----- MATERIAL PROVIDED

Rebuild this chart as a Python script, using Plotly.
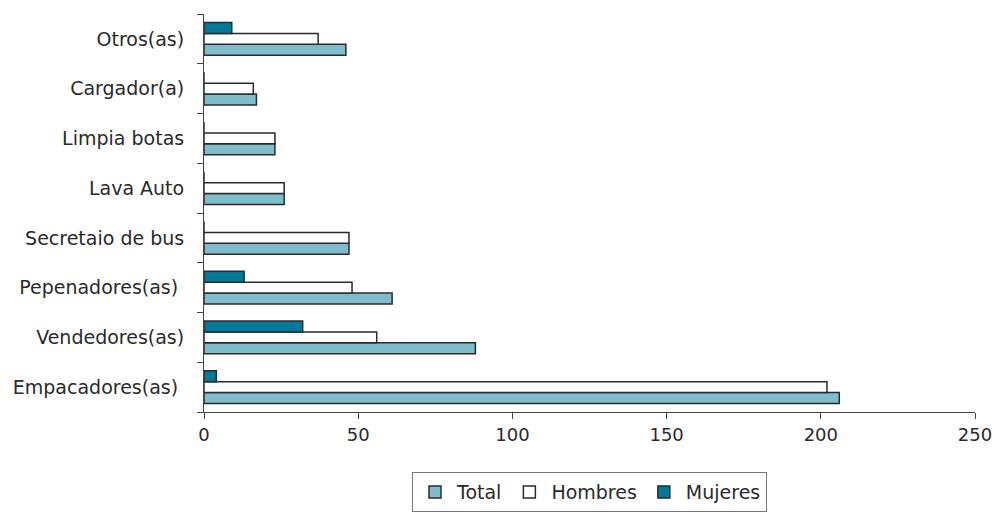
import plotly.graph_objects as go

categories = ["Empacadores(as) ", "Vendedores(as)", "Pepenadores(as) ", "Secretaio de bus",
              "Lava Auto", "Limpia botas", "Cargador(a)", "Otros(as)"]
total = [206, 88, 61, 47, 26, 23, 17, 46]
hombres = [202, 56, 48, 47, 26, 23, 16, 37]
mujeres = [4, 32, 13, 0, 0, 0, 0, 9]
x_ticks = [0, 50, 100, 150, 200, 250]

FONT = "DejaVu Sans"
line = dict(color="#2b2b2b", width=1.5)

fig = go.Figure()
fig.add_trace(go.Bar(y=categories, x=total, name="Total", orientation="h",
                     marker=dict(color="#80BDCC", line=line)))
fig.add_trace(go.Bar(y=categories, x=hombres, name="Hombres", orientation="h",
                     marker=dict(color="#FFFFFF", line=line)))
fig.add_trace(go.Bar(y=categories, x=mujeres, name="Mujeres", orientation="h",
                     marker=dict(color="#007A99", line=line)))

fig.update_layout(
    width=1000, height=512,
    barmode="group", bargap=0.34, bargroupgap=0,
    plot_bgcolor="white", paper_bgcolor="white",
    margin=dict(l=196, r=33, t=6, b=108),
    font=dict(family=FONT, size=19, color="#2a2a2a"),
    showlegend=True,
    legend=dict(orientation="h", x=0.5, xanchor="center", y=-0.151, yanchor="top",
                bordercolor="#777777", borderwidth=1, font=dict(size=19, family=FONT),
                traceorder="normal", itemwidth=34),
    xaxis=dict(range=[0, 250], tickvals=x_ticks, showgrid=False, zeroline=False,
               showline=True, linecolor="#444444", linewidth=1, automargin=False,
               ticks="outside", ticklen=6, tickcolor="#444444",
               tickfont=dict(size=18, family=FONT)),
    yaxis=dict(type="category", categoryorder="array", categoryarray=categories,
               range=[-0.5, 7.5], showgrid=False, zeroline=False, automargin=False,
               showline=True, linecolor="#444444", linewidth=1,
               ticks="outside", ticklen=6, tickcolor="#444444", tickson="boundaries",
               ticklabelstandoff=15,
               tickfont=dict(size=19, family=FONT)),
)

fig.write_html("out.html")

----------

_REQUIREMENTS:_ Copy out the whole listing exactly, and don't carry over any pictures.

_SOLUTION:_
Rebuild this chart as a Python script, using Plotly.
import plotly.graph_objects as go

categories = ["Empacadores(as) ", "Vendedores(as)", "Pepenadores(as) ", "Secretaio de bus",
              "Lava Auto", "Limpia botas", "Cargador(a)", "Otros(as)"]
total = [206, 88, 61, 47, 26, 23, 17, 46]
hombres = [202, 56, 48, 47, 26, 23, 16, 37]
mujeres = [4, 32, 13, 0, 0, 0, 0, 9]
x_ticks = [0, 50, 100, 150, 200, 250]

FONT = "DejaVu Sans"
line = dict(color="#2b2b2b", width=1.5)

fig = go.Figure()
fig.add_trace(go.Bar(y=categories, x=total, name="Total", orientation="h",
                     marker=dict(color="#80BDCC", line=line)))
fig.add_trace(go.Bar(y=categories, x=hombres, name="Hombres", orientation="h",
                     marker=dict(color="#FFFFFF", line=line)))
fig.add_trace(go.Bar(y=categories, x=mujeres, name="Mujeres", orientation="h",
                     marker=dict(color="#007A99", line=line)))

fig.update_layout(
    width=1000, height=512,
    barmode="group", bargap=0.34, bargroupgap=0,
    plot_bgcolor="white", paper_bgcolor="white",
    margin=dict(l=196, r=33, t=6, b=108),
    font=dict(family=FONT, size=19, color="#2a2a2a"),
    showlegend=True,
    legend=dict(orientation="h", x=0.5, xanchor="center", y=-0.151, yanchor="top",
                bordercolor="#777777", borderwidth=1, font=dict(size=19, family=FONT),
                traceorder="normal", itemwidth=34),
    xaxis=dict(range=[0, 250], tickvals=x_ticks, showgrid=False, zeroline=False,
               showline=True, linecolor="#444444", linewidth=1, automargin=False,
               ticks="outside", ticklen=6, tickcolor="#444444",
               tickfont=dict(size=18, family=FONT)),
    yaxis=dict(type="category", categoryorder="array", categoryarray=categories,
               range=[-0.5, 7.5], showgrid=False, zeroline=False, automargin=False,
               showline=True, linecolor="#444444", linewidth=1,
               ticks="outside", ticklen=6, tickcolor="#444444", tickson="boundaries",
               ticklabelstandoff=15,
               tickfont=dict(size=19, family=FONT)),
)

fig.write_html("out.html")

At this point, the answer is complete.